▶ [GOAL]
For the data below, report only the number of lines containing the string "matplotlib".

▶ [Figure scripts]
◆ ◆ ◆
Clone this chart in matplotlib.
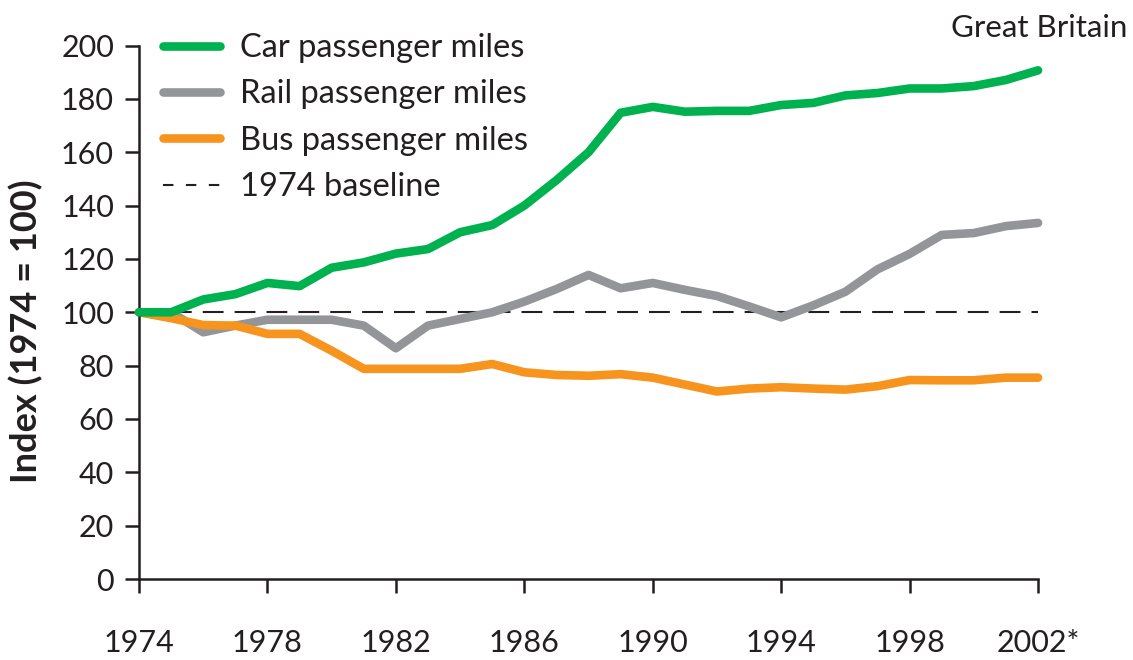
import matplotlib
matplotlib.use("Agg")
import matplotlib.pyplot as plt
from matplotlib.lines import Line2D

plt.rcParams['font.family'] = ['Lato', 'DejaVu Sans']

years = list(range(1974, 2003))
car = [100, 100, 104.8, 106.8, 111, 109.8, 116.7, 118.7, 122, 123.7, 130, 132.7,
       140, 149.5, 160, 174.8, 177, 175.2, 175.5, 175.5, 177.7, 178.5, 181.3,
       182.2, 183.9, 183.9, 184.8, 187.1, 190.7]
rail = [100, 100, 92.5, 95, 97.2, 97.2, 97.2, 95, 86.5, 95, 97.5, 100,
        104, 108.7, 114, 109, 111, 108.4, 106.1, 102.2, 98.1, 102.6, 107.7,
        116.1, 121.9, 129, 129.7, 132.3, 133.5]
bus = [100, 97.8, 95.2, 95, 91.9, 91.9, 85.6, 78.8, 78.8, 78.8, 78.8, 80.6,
       77.5, 76.5, 76.2, 76.8, 75.5, 72.9, 70.3, 71.4, 71.9, 71.4, 71, 72.3,
       74.6, 74.5, 74.5, 75.5, 75.5]
baseline = 100

xticks = [1974, 1978, 1982, 1986, 1990, 1994, 1998, 2002]
xticklabels = ['1974', '1978', '1982', '1986', '1990', '1994', '1998', '2002*']
yticks = list(range(0, 201, 20))

GREEN = '#00b14f'
GREY = '#939598'
ORANGE = '#f7941d'
INK = '#231f20'

fig = plt.figure(figsize=(11.33, 6.6), dpi=100)
ax = fig.add_axes([0.1227, 0.1227, 0.7935, 0.8083])

ax.plot([years[0], years[-1]], [baseline, baseline], color=INK, lw=1.5,
        linestyle=(0, (10, 5.3)), zorder=1)
ax.plot(years, car, color=GREEN, lw=6.2, solid_capstyle='round',
        solid_joinstyle='round', clip_on=False, zorder=3)
ax.plot(years, rail, color=GREY, lw=6.2, solid_capstyle='round',
        solid_joinstyle='round', clip_on=False, zorder=2)
ax.plot(years, bus, color=ORANGE, lw=6.2, solid_capstyle='round',
        solid_joinstyle='round', clip_on=False, zorder=2)

ax.set_xlim(1974, 2002)
ax.set_ylim(0, 200)
ax.set_xticks(xticks)
ax.set_xticklabels(xticklabels)
ax.set_yticks(yticks)

for side in ['top', 'right']:
    ax.spines[side].set_visible(False)
for side in ['left', 'bottom']:
    ax.spines[side].set_linewidth(1.8)
    ax.spines[side].set_color(INK)

ax.tick_params(axis='both', direction='out', length=10, width=1.8,
               color=INK, labelcolor=INK, labelsize=22)
ax.tick_params(axis='x', pad=26)
ax.tick_params(axis='y', pad=8)

ax.set_ylabel('Index (1974 = 100)', fontsize=26, fontweight='bold', color=INK)
ax.yaxis.set_label_coords(-0.107, 0.465)

handles = [
    Line2D([], [], color=GREEN, lw=6.2, solid_capstyle='round'),
    Line2D([], [], color=GREY, lw=6.2, solid_capstyle='round'),
    Line2D([], [], color=ORANGE, lw=6.2, solid_capstyle='round'),
    Line2D([], [], color=INK, lw=1.5, linestyle=(0, (5, 6))),
]
labels = ['Car passenger miles', 'Rail passenger miles',
          'Bus passenger miles', '1974 baseline']
leg = ax.legend(handles, labels, loc='upper left', bbox_to_anchor=(0.012, 1.048),
                frameon=False, fontsize=23.5, handlelength=1.75,
                handletextpad=0.6, labelspacing=0.5, borderaxespad=0.0)
for t in leg.get_texts():
    t.set_color(INK)

fig.text(0.995, 0.957, 'Great Britain', ha='right', va='center',
         fontsize=22.5, color=INK)

fig.savefig('out.png', dpi=100)
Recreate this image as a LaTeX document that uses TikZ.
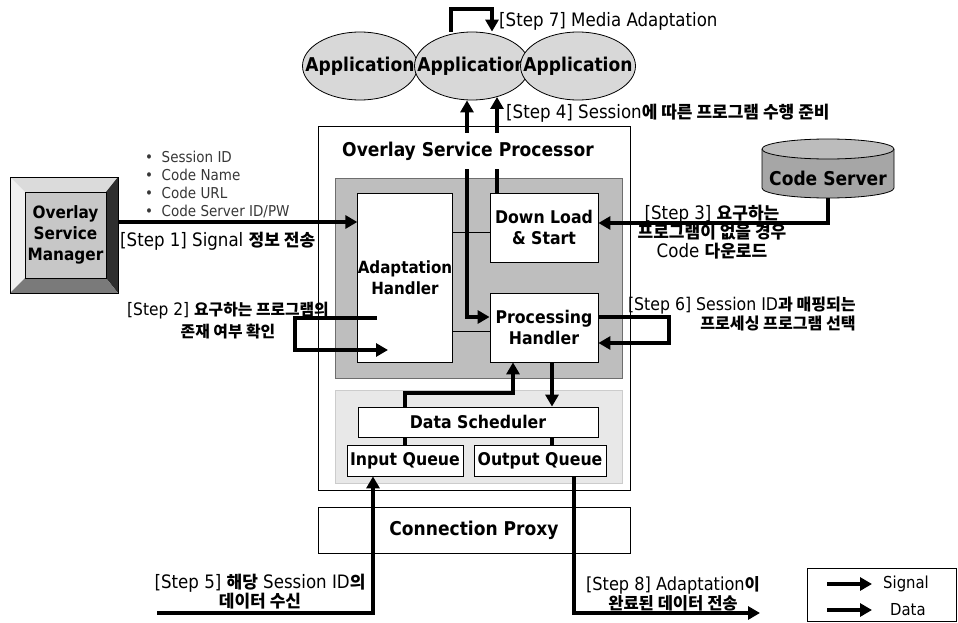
\documentclass[tikz,border=0pt]{standalone}
\usepackage{fontspec}
\setmainfont{DejaVu Sans Condensed}
\newfontfamily\kofont{Noto Sans CJK KR}[Scale=0.92]
\newcommand{\ko}[1]{{\kofont\bfseries #1}}
\usetikzlibrary{arrows.meta, positioning, shapes.geometric}
\definecolor{appgray}{RGB}{216,216,216}
\definecolor{panelgray}{RGB}{190,190,190}
\definecolor{paneledge}{RGB}{110,110,110}
\definecolor{queuepanel}{RGB}{232,232,232}
\definecolor{servergray}{RGB}{166,166,166}
\definecolor{bulletgray}{RGB}{55,55,55}

\begin{document}
\begin{tikzpicture}[x=1pt, y=-1pt,
  every node/.style={inner sep=0pt},
  >={Triangle[length=12pt, width=13pt]},
  app/.style={ellipse, draw, line width=0.8pt, fill=appgray, minimum width=115pt, minimum height=68pt, font=\bfseries\fontsize{19}{20}\selectfont},
  box/.style={draw, line width=0.8pt, fill=white, align=center, font=\bfseries\fontsize{17.5}{21}\selectfont},
  steplabel/.style={font=\fontsize{18.5}{19}\selectfont, align=center},
  flow/.style={line width=4pt, ->},
  wire/.style={line width=4pt},
  thinline/.style={line width=0.8pt}]
  \useasboundingbox (0,0) rectangle (958,623);

  % Applications
  \node[app] (app1) at (360,66) {\makebox[0pt]{Application}};
  \node[app] (app2) at (472,66) {\makebox[0pt]{Application}};
  \node[app] (app3) at (578,66) {\makebox[0pt]{Application}};

  % Overlay Service Processor and its panels
  \node[draw, line width=1pt, minimum width=312pt, minimum height=363pt] (osp) at (474,308.5) {};
  \node[draw=paneledge, line width=0.6pt, fill=panelgray, minimum width=287pt, minimum height=200pt] (hpanel) at (478.5,278) {};
  \node[draw=gray!40, line width=0.6pt, fill=queuepanel, minimum width=287pt, minimum height=93pt] (qpanel) at (478.5,436.5) {};

  \node[box, minimum width=94pt, minimum height=169pt, font=\bfseries\fontsize{16.8}{21}\selectfont] (adapt) at (405,277.5) {Adaptation\\Handler};
  \node[box, minimum width=108pt, minimum height=69pt] (dl) at (544,227.5) {Down Load\\\& Start};
  \node[box, minimum width=108pt, minimum height=69pt] (proc) at (544,327.5) {Processing\\Handler};
  \node[box, minimum width=240pt, minimum height=30pt] (ds) at (478,422) {Data Scheduler};
  \node[box, minimum width=116pt, minimum height=31pt] (iq) at (405,460.5) {Input Queue};
  \node[box, minimum width=132pt, minimum height=31pt] (oq) at (540,460.5) {Output Queue};
  \draw[thinline] (adapt.east |- 0,232) -- (dl.west |- 0,232);
  \draw[thinline] (adapt.east |- 0,331) -- (proc.west |- 0,331);

  % Connection Proxy
  \node[box, line width=1pt, minimum width=312pt, minimum height=46pt, font=\bfseries\fontsize{19}{20}\selectfont] (cp) at (474,530) {Connection Proxy};

  % Overlay Service Manager (bevelled button)
  \fill[black!14] (10,177) -- (118,177) -- (106,192) -- (25,192) -- cycle;
  \fill[black!6] (10,177) -- (25,192) -- (25,278) -- (10,293) -- cycle;
  \fill[black!82] (118,177) -- (118,293) -- (106,278) -- (106,192) -- cycle;
  \fill[black!52] (10,293) -- (118,293) -- (106,278) -- (25,278) -- cycle;
  \node[draw, line width=0.5pt, fill=black!22, minimum width=81pt, minimum height=86pt, align=center, font=\bfseries\fontsize{17}{21}\selectfont] (osmface) at (65.5,235) {Overlay\\Service\\Manager};
  \node[draw, line width=0.8pt, minimum width=108pt, minimum height=116pt] (osm) at (64,235) {};
  \node[anchor=west, align=left, text=bulletgray, font=\fontsize{15}{18}\selectfont] (params) at (145,184)
    {\textbullet\ \ Session ID\\\textbullet\ \ Code Name\\\textbullet\ \ Code URL\\\textbullet\ \ Code Server ID/PW};

  % Code Server
  \draw[line width=0.8pt, fill=servergray] (762,149) -- (762,188) arc[start angle=180, end angle=0, x radius=66, y radius=10] -- (894,149);
  \draw[line width=0.8pt, fill=servergray!75] (828,149) ellipse[x radius=66, y radius=10];
  \node[minimum width=132pt, minimum height=39pt, font=\bfseries\fontsize{19}{20}\selectfont] (cs) at (828,178.5) {Code Server};

  % Step 1
  \draw[flow] (osm.east |- 0,222) -- (adapt.west |- 0,222);
  \node[steplabel, anchor=west] (s1) at (120,241) {[Step 1] Signal \ko{정보 전송}};
  % Step 2
  \coordinate (s2out) at (377,318);
  \coordinate (s2in) at (388,350);
  \draw[flow] (s2out) -- (295,318) -- (295,350) -- (s2in);
  \node[steplabel, font=\fontsize{17.2}{19}\selectfont] (s2) at (228,321) {[Step 2] \ko{요구하는 프로그램의}\\[3pt]\ko{존재 여부 확인}};
  % Step 3
  \draw[flow] (cs.south) -- (cs.south |- 0,223) -- (dl.east |- 0,223);
  \node[steplabel] (s3) at (712,232) {[Step 3] \ko{요구하는}\\\ko{프로그램이 없을 경우}\\Code \ko{다운로드}};
  % Step 4
  \coordinate (app2b) at (497,97);
  \draw[flow, <->] (proc.west |- 0,317) -- (467,317) -- (app2.south -| 467,0);
  \draw[flow] (dl.north -| 497,0) -- (app2b);
  \node[steplabel, anchor=west] (s4) at (506,113) {[Step 4] Session\ko{에 따른 프로그램 수행 준비}};
  % Step 6
  \draw[flow] (proc.east |- 0,317) -- (669,317) -- (669,343) -- (proc.east |- 0,343);
  \node[steplabel, anchor=east, align=right, font=\fontsize{17.5}{19}\selectfont] (s6) at (856,314) {[Step 6] Session ID\ko{과 매핑되는}\\\ko{프로세싱 프로그램 선택}};
  % Step 7
  \draw[flow] (app2.north -| 451,0) -- (451,9) -- (492,9) -- (app2.north -| 492,0);
  \node[steplabel, anchor=west] (s7) at (499,21) {[Step 7] Media Adaptation};

  % Data path through the queues
  \draw[flow] (proc.south -| 552,0) -- (ds.north -| 552,0);
  \draw[wire] (ds.south -| 552,0) -- (oq.north -| 552,0);
  \draw[wire] (iq.north -| 405,0) -- (ds.south -| 405,0);
  \draw[flow] (ds.north -| 405,0) -- (405,393) -- (513,393) -- (proc.south -| 513,0);
  % Step 5
  \coordinate (s5in) at (157,613);
  \draw[flow] (s5in) -- (373,613) -- (iq.south -| 373,0);
  \node[steplabel] (s5) at (260,592) {[Step 5] \ko{해당} Session ID\ko{의}\\\ko{데이터 수신}};
  % Step 8
  \coordinate (s8out) at (760,613);
  \draw[flow] (oq.south -| 574,0) -- (574,613) -- (s8out);
  \node[steplabel, font=\fontsize{18}{19}\selectfont] (s8) at (673,594) {[Step 8] Adaptation\ko{이}\\\ko{완료된 데이터 전송}};

  % title sits over the two Step 4 arrows
  \node[fill=white, minimum height=35pt, inner xsep=2pt, font=\bfseries\fontsize{19}{20}\selectfont] (osptitle) at (468,151) {Overlay Service Processor};

  % Legend
  \node[draw, line width=1pt, minimum width=149pt, minimum height=53pt] (legend) at (881.5,594.5) {};
  \coordinate (sigA) at (827,584);
  \coordinate (datA) at (827,610);
  \draw[flow] (sigA) -- (872,584);
  \draw[flow] (datA) -- (872,610);
  \node[anchor=west, font=\fontsize{16.5}{18}\selectfont] (lsig) at (883,584) {Signal};
  \node[anchor=west, font=\fontsize{16.5}{18}\selectfont] (ldat) at (890,610) {Data};
\end{tikzpicture}
\end{document}
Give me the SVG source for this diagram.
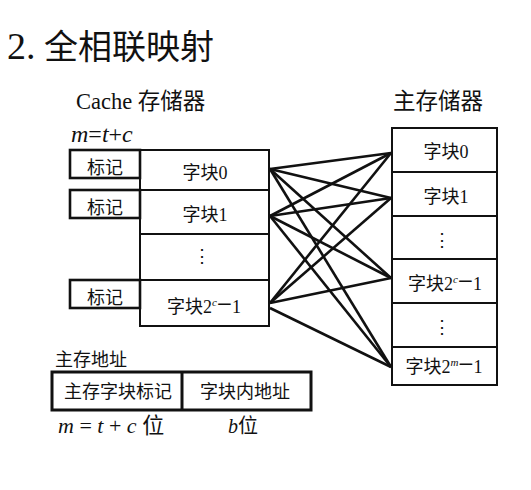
<svg xmlns="http://www.w3.org/2000/svg" width="531" height="490" viewBox="0 0 531 490">
<style>
text{font-family:"Liberation Serif","Noto Sans CJK SC",serif;fill:#111}
.t{font-size:18px}
.c{text-anchor:middle}
.i{font-style:italic}
.m{font-size:27px}
.box{fill:#fff;stroke:#111;stroke-width:2}
.tag{fill:#fff;stroke:#111;stroke-width:2.6}
.div{stroke:#111;stroke-width:2}
.ln{stroke:#111;stroke-width:2.6;fill:none}
</style>
<rect width="531" height="490" fill="#fff"/>
<text x="7" y="59" font-size="34"><tspan font-size="38">2.</tspan> 全相联映射</text>

<g id="cache">
<text x="76" y="109" font-size="22.5">Cache 存储器</text>
<text x="71" y="142" font-size="24"><tspan class="i">m</tspan>=<tspan class="i">t</tspan>+<tspan class="i">c</tspan></text>
<rect class="box" x="140" y="150" width="129" height="176"/>
<line class="div" x1="140" y1="190" x2="269" y2="190"/>
<line class="div" x1="140" y1="234" x2="269" y2="234"/>
<line class="div" x1="140" y1="280" x2="269" y2="280"/>
<text class="t c" x="205" y="179">字块0</text>
<text class="t c" x="205" y="221">字块1</text>
<text class="t c" x="202" y="262">⋮</text>
<text class="t c" x="204" y="313">字块2<tspan class="i" font-size="11" dy="-7">c</tspan><tspan class="m" dy="7">−</tspan>1</text>
</g>

<g id="tag0"><rect class="tag" x="70" y="150" width="70" height="28"/><text class="t c" x="105" y="174">标记</text></g>
<g id="tag1"><rect class="tag" x="70" y="190" width="70" height="28"/><text class="t c" x="105" y="214">标记</text></g>
<g id="tag2"><rect class="tag" x="70" y="280" width="70" height="28"/><text class="t c" x="105" y="304">标记</text></g>

<g id="main">
<text x="393" y="109" font-size="22.5">主存储器</text>
<rect class="box" x="392" y="128" width="105" height="257"/>
<line class="div" x1="392" y1="172" x2="497" y2="172"/>
<line class="div" x1="392" y1="216" x2="497" y2="216"/>
<line class="div" x1="392" y1="259" x2="497" y2="259"/>
<line class="div" x1="392" y1="303" x2="497" y2="303"/>
<line class="div" x1="392" y1="347" x2="497" y2="347"/>
<text class="t c" x="446" y="158">字块0</text>
<text class="t c" x="446" y="203">字块1</text>
<text class="t c" x="442" y="246">⋮</text>
<text class="t c" x="445" y="290">字块2<tspan class="i" font-size="11" dy="-7">c</tspan><tspan class="m" dy="7">−</tspan>1</text>
<text class="t c" x="442" y="333">⋮</text>
<text class="t c" x="444" y="373">字块2<tspan class="i" font-size="11" dy="-7">m</tspan><tspan class="m" dy="7">−</tspan>1</text>
</g>

<g id="connectors">
<line class="ln" x1="270" y1="169" x2="391" y2="153"/>
<line class="ln" x1="270" y1="169" x2="391" y2="198"/>
<line class="ln" x1="270" y1="169" x2="391" y2="278"/>
<line class="ln" x1="270" y1="169" x2="391" y2="367"/>
<line class="ln" x1="270" y1="216" x2="391" y2="153"/>
<line class="ln" x1="270" y1="216" x2="391" y2="198"/>
<line class="ln" x1="270" y1="216" x2="391" y2="278"/>
<line class="ln" x1="270" y1="216" x2="391" y2="367"/>
<line class="ln" x1="270" y1="303" x2="391" y2="153"/>
<line class="ln" x1="270" y1="303" x2="391" y2="198"/>
<line class="ln" x1="270" y1="303" x2="391" y2="278"/>
<line class="ln" x1="270" y1="308" x2="391" y2="367"/>
</g>

<g id="address">
<text x="55" y="366" font-size="18">主存地址</text>
<rect x="52" y="372" width="259" height="38" fill="#fff" stroke="#111" stroke-width="3"/>
<line x1="182" y1="372" x2="182" y2="410" stroke="#111" stroke-width="3"/>
<text class="t c" x="118" y="398">主存字块标记</text>
<text class="t c" x="245" y="398">字块内地址</text>
<text x="58" y="433" font-size="22"><tspan class="i">m</tspan> = <tspan class="i">t</tspan> + <tspan class="i">c</tspan> 位</text>
<text x="228" y="433" font-size="20"><tspan class="i">b</tspan>位</text>
</g>
</svg>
◆ ◆ ◆
▶ [RESULT OF THE EXERCISE]
5